Anita Hill Urges Women Judges to Push for Change : Equality: Law professor tells a meeting of justices in San Diego that they must work to abolish sexual stereotypes in courtroom.
A year after her testimony to the Senate riveted national attention on sexual harassment, Anita Hill on Friday urged women judges meeting in San Diego to abolish sexual stereotypes from the courtroom.
Stereotypes of women pervade U.S. courts and often block justice for victims of sexual harassment, domestic violence and date rape, she said.
“Much of society’s reaction to these problems is based on myths and stereotypes about women,” said Hill, a law professor who became famous with her testimony that then-U.S. Supreme Court nominee Clarence Thomas had sexually harassed her.
“If necessary, we’ve got to bring some of your colleagues into the 21st Century kicking and screaming,” Hill told about 1,100 judges and attorneys, most of them female, at a fund-raiser for the Women Judges’ Fund for Justice.
Courts tend to see the world from the viewpoint of men, not women, Hill said.
Admission of evidence and jurors’ thinking are still swayed by outdated ideas such as the presumption that women are harassed or raped because of the way they dress, she said.
For example, many judges won’t allow evidence about “rape trauma,” which might explain to jurors why a woman waited a month to report to police that she had been assaulted, she said.
Many courts still fail to admit evidence about the “battered woman syndrome” that might tell why an abused wife didn’t leave her husband, she said.
As progress, Hill noted the 9th Circuit Court’s ruling that the standards of a “reasonable woman” should be applied to determine whether sexual harassment creates a hostile environment in a work place. The standard acknowledges that women and men experience sexual harassment differently, she said.

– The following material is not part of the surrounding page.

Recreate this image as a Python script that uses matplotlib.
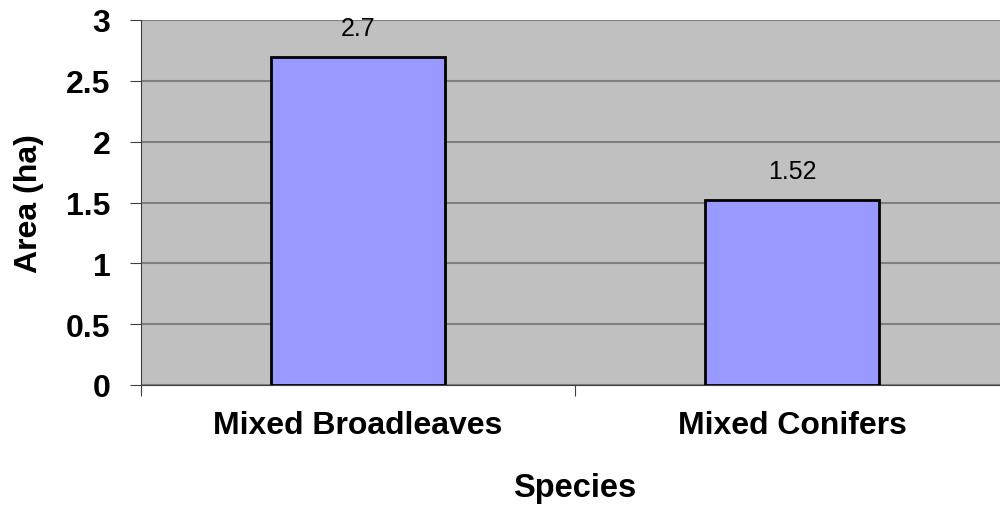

Society and law have long condoned sexual harassment to persuade women that their place was in the home, she said, and the influence of that thinking remains.
Courts continue to trivialize women’s problems and blame the victims, she said.
Hill cited her own experience testifying before the all-male Senate Judiciary Committee a year ago Sunday.
During confirmation hearings for Thomas, Hill testified that he had sexually harassed her while she worked for him as a legal assistant in the early 1980s.
Thomas denied the allegations, and the Senate narrowly confirmed him to the Supreme Court.
“One of the things that became quite evident last year during the hearings was that the Senate did not grasp the seriousness of sexual harassment and the pervasiveness of it,” Hill said. “And unfortunately, it was because of a lack of perspective.”